Avoid multiple intermediate steps of substituting numbers at all costs. Not only will this save your pencil a lot of work, but it will also cause your answer to be more accurate, as rounding errors can pile up, even when using a calculator.
I encounter significant digits much more often in chemistry than in physics. So basically:
Say you have a ruler with centimeter and millimeter markings. You measure the length of a pencil, and it comes out to somewhere in between 8.6 cm and 8.7 cm. It seems a touch closer to 8.6 than to 8.7. So, you say that the pencil is 8.63 cm long. The last digit implies that it is $\pm.01$. This way, the value could be 8.62, 8.63, 8.64, or anywhere in between. The most that you know is that it is definitely closer to 8.6 than 8.7, and the range from 8.62-8.64 just about covers your uncertainty about the measurement.
If you wanted to be absolutely precise, every single measurement you make and quantity you calculate would have a tolerance based on the limitations of your measuring apparatus. Of course, it would be cumbersome to keep writing $\pm.01$ every time, so it is simply assumed that the value is known exactly except for the last digit, which is uncertain.
Now when you do calculations, you can't use the value that you found, because it has some uncertainty associated with it. To be correct, you would have to carry out multiple calculations, first on the lower bound, and then on the upper bound, to figure out what the uncertainties of your new quantity are. This doubles the number of calculations you need to make, and is just cumbersome and tedious. That is why the rules for significant digits arose. They are a guideline for figuring out what kind of uncertainty your new quantity has without having to make any extraneous calculations. Thus, when you multiply 2 numbers, one with 3 sig figs and the other with 2, you will know for sure that the product will have 2 sig figs, one of which is absolutely certain, the other slightly uncertain.

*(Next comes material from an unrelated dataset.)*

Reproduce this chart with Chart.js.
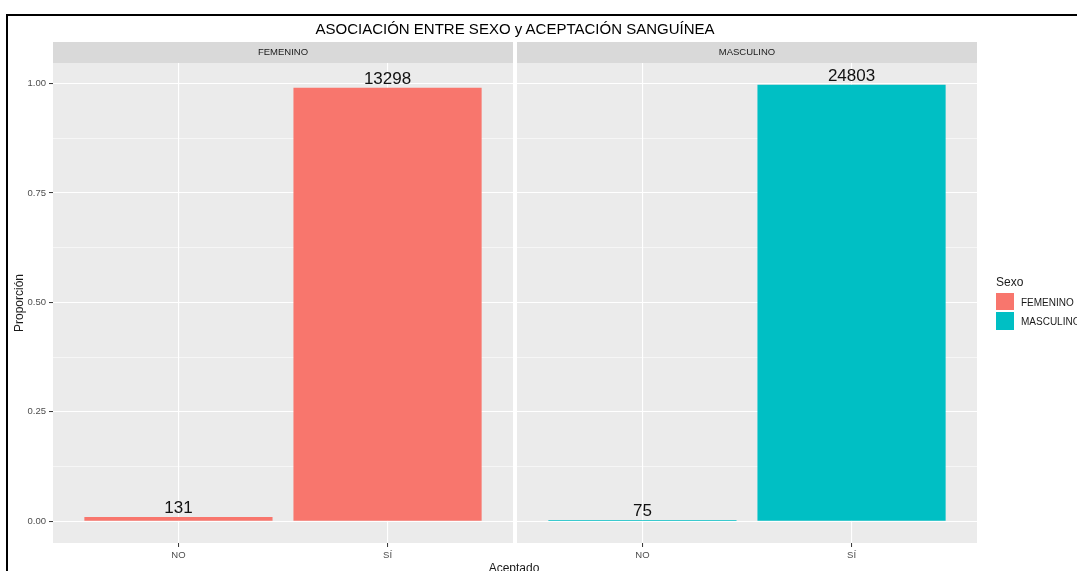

To reiterate, in the example above, our value of 8.63 cm for the length of the pencil has 3 significant digits; two of which are absolutely certain (8 and 6), and the last one certain to $\pm1$.
Best Answer
It depends on the type of number. If the dimensionless number arises from pure math or counting, then it essentially has infinite precision and doesn't limit the number of digits you report. This is the case for the $2$ relating radius and diameter, or the $1/2$ in the kinetic energy formula, or the $N!$ you often see in statistical mechanics.
$\pi$ is the same, but if you only plug in finitely many digits into your calculator, your are limited by that. Thus $3.14$ has $3$ significant figures, even if you are approximating the exact value of of $\pi$.
Other dimensionless numbers are indeed measured, and thus have limited precision as well. For example, the fine-structure constant or the g-factor related to the electron gyromagnetic ratio are all measured and have uncertainties.
In general the question of having units vs. being dimensionless is orthogonal to the question of being exact vs. having uncertainty.